To be done. Copy all of the material exactly. Pictures are not to appear in the copy.
::: Given information
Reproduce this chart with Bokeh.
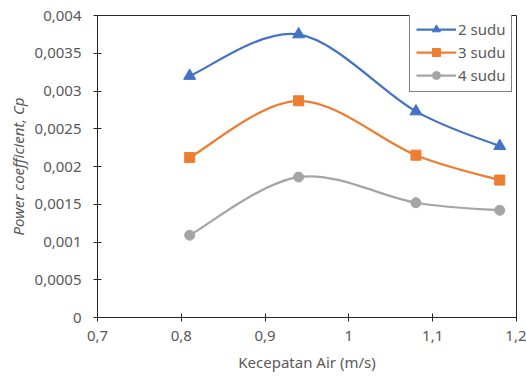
import numpy as np
from bokeh.plotting import figure
from bokeh.models import FixedTicker, CustomJSTickFormatter, ColumnDataSource, Legend, LegendItem
from bokeh.embed import file_html
from bokeh.resources import INLINE

# Data
x_vals = [0.81, 0.94, 1.08, 1.18]
sudu2 = [0.00320, 0.00375, 0.00273, 0.00227]
sudu3 = [0.00212, 0.00287, 0.00215, 0.00182]
sudu4 = [0.00109, 0.00186, 0.00152, 0.00142]
series_names = ["2 sudu", "3 sudu", "4 sudu"]
x_ticks = [0.7, 0.8, 0.9, 1.0, 1.1, 1.2]
y_ticks = [0, 0.0005, 0.001, 0.0015, 0.002, 0.0025, 0.003, 0.0035, 0.004]

colors = ["#4472C4", "#ED7D31", "#A5A5A5"]
markers = ["triangle", "square", "circle"]
msizes = [12, 10, 10]


def bezier_source(xs, ys):
    P = [np.array([a, b], dtype=float) for a, b in zip(xs, ys)]
    n = len(P)
    d = {k: [] for k in ["x0", "y0", "x1", "y1", "cx0", "cy0", "cx1", "cy1"]}
    for i in range(n - 1):
        p0 = P[i - 1] if i > 0 else P[i]
        p1 = P[i]
        p2 = P[i + 1]
        p3 = P[i + 2] if i + 2 < n else P[i + 1]
        c0 = p1 + (p2 - p0) / 6.0
        c1 = p2 - (p3 - p1) / 6.0
        d["x0"].append(p1[0]); d["y0"].append(p1[1])
        d["x1"].append(p2[0]); d["y1"].append(p2[1])
        d["cx0"].append(c0[0]); d["cy0"].append(c0[1])
        d["cx1"].append(c1[0]); d["cy1"].append(c1[1])
    return ColumnDataSource(d)


FONT = "Noto Sans"
GREY = "#595959"
DARK = "#262626"

p = figure(width=526, height=381, x_range=(0.7, 1.2), y_range=(0, 0.004),
           output_backend="svg", toolbar_location=None,
           min_border_left=97, min_border_right=10, min_border_top=15, min_border_bottom=64)
p.background_fill_color = "white"
p.border_fill_color = "white"
p.outline_line_color = DARK
p.outline_line_width = 1
p.xgrid.visible = False
p.ygrid.visible = False

fmt = CustomJSTickFormatter(code="return (+tick.toFixed(6)).toString().replace('.', ',');")

for ax, ticks in ((p.xaxis[0], x_ticks), (p.yaxis[0], y_ticks)):
    ax.ticker = FixedTicker(ticks=ticks)
    ax.formatter = fmt
    ax.minor_tick_line_color = None
    ax.major_tick_in = 4
    ax.major_tick_out = 4
    ax.axis_line_color = DARK
    ax.major_tick_line_color = DARK
    ax.major_label_text_font = FONT
    ax.major_label_text_font_size = "15px"
    ax.major_label_text_color = GREY
    ax.axis_label_text_font = FONT
    ax.axis_label_text_font_size = "15px"
    ax.axis_label_text_color = GREY
    ax.axis_label_text_font_style = "normal"

p.xaxis.axis_label = "Kecepatan Air (m/s)"
p.yaxis.axis_label = "Power coefficient, Cp"
p.yaxis.axis_label_text_font_style = "italic"
p.xaxis.major_label_standoff = 9
p.yaxis.major_label_standoff = 12
p.xaxis.axis_label_standoff = 8
p.yaxis.axis_label_standoff = 4

items = []
for name, ys, c, m, s in zip(series_names, [sudu2, sudu3, sudu4], colors, markers, msizes):
    src = bezier_source(x_vals, ys)
    r1 = p.bezier(x0="x0", y0="y0", x1="x1", y1="y1", cx0="cx0", cy0="cy0",
                  cx1="cx1", cy1="cy1", source=src, line_color=c, line_width=2.25)
    r2 = p.scatter(x_vals, ys, marker=m, size=s, fill_color=c, line_color=c)
    items.append(LegendItem(label=name, renderers=[r1, r2]))

legend = Legend(items=items, location=(312, 225))
legend.border_line_color = "black"
legend.border_line_width = 1
legend.label_text_font = FONT
legend.label_text_font_size = "15px"
legend.label_text_color = GREY
legend.glyph_width = 40
legend.glyph_height = 20
legend.label_height = 20
legend.spacing = 3
legend.padding = 6
legend.margin = 0
legend.label_standoff = 2
legend.background_fill_alpha = 1
p.add_layout(legend, "center")

open("out.html", "w").write(file_html(p, INLINE))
::::::
Exercise response.
Reproduce this chart with Bokeh.
import numpy as np
from bokeh.plotting import figure
from bokeh.models import FixedTicker, CustomJSTickFormatter, ColumnDataSource, Legend, LegendItem
from bokeh.embed import file_html
from bokeh.resources import INLINE

# Data
x_vals = [0.81, 0.94, 1.08, 1.18]
sudu2 = [0.00320, 0.00375, 0.00273, 0.00227]
sudu3 = [0.00212, 0.00287, 0.00215, 0.00182]
sudu4 = [0.00109, 0.00186, 0.00152, 0.00142]
series_names = ["2 sudu", "3 sudu", "4 sudu"]
x_ticks = [0.7, 0.8, 0.9, 1.0, 1.1, 1.2]
y_ticks = [0, 0.0005, 0.001, 0.0015, 0.002, 0.0025, 0.003, 0.0035, 0.004]

colors = ["#4472C4", "#ED7D31", "#A5A5A5"]
markers = ["triangle", "square", "circle"]
msizes = [12, 10, 10]


def bezier_source(xs, ys):
    P = [np.array([a, b], dtype=float) for a, b in zip(xs, ys)]
    n = len(P)
    d = {k: [] for k in ["x0", "y0", "x1", "y1", "cx0", "cy0", "cx1", "cy1"]}
    for i in range(n - 1):
        p0 = P[i - 1] if i > 0 else P[i]
        p1 = P[i]
        p2 = P[i + 1]
        p3 = P[i + 2] if i + 2 < n else P[i + 1]
        c0 = p1 + (p2 - p0) / 6.0
        c1 = p2 - (p3 - p1) / 6.0
        d["x0"].append(p1[0]); d["y0"].append(p1[1])
        d["x1"].append(p2[0]); d["y1"].append(p2[1])
        d["cx0"].append(c0[0]); d["cy0"].append(c0[1])
        d["cx1"].append(c1[0]); d["cy1"].append(c1[1])
    return ColumnDataSource(d)


FONT = "Noto Sans"
GREY = "#595959"
DARK = "#262626"

p = figure(width=526, height=381, x_range=(0.7, 1.2), y_range=(0, 0.004),
           output_backend="svg", toolbar_location=None,
           min_border_left=97, min_border_right=10, min_border_top=15, min_border_bottom=64)
p.background_fill_color = "white"
p.border_fill_color = "white"
p.outline_line_color = DARK
p.outline_line_width = 1
p.xgrid.visible = False
p.ygrid.visible = False

fmt = CustomJSTickFormatter(code="return (+tick.toFixed(6)).toString().replace('.', ',');")

for ax, ticks in ((p.xaxis[0], x_ticks), (p.yaxis[0], y_ticks)):
    ax.ticker = FixedTicker(ticks=ticks)
    ax.formatter = fmt
    ax.minor_tick_line_color = None
    ax.major_tick_in = 4
    ax.major_tick_out = 4
    ax.axis_line_color = DARK
    ax.major_tick_line_color = DARK
    ax.major_label_text_font = FONT
    ax.major_label_text_font_size = "15px"
    ax.major_label_text_color = GREY
    ax.axis_label_text_font = FONT
    ax.axis_label_text_font_size = "15px"
    ax.axis_label_text_color = GREY
    ax.axis_label_text_font_style = "normal"

p.xaxis.axis_label = "Kecepatan Air (m/s)"
p.yaxis.axis_label = "Power coefficient, Cp"
p.yaxis.axis_label_text_font_style = "italic"
p.xaxis.major_label_standoff = 9
p.yaxis.major_label_standoff = 12
p.xaxis.axis_label_standoff = 8
p.yaxis.axis_label_standoff = 4

items = []
for name, ys, c, m, s in zip(series_names, [sudu2, sudu3, sudu4], colors, markers, msizes):
    src = bezier_source(x_vals, ys)
    r1 = p.bezier(x0="x0", y0="y0", x1="x1", y1="y1", cx0="cx0", cy0="cy0",
                  cx1="cx1", cy1="cy1", source=src, line_color=c, line_width=2.25)
    r2 = p.scatter(x_vals, ys, marker=m, size=s, fill_color=c, line_color=c)
    items.append(LegendItem(label=name, renderers=[r1, r2]))

legend = Legend(items=items, location=(312, 225))
legend.border_line_color = "black"
legend.border_line_width = 1
legend.label_text_font = FONT
legend.label_text_font_size = "15px"
legend.label_text_color = GREY
legend.glyph_width = 40
legend.glyph_height = 20
legend.label_height = 20
legend.spacing = 3
legend.padding = 6
legend.margin = 0
legend.label_standoff = 2
legend.background_fill_alpha = 1
p.add_layout(legend, "center")

open("out.html", "w").write(file_html(p, INLINE))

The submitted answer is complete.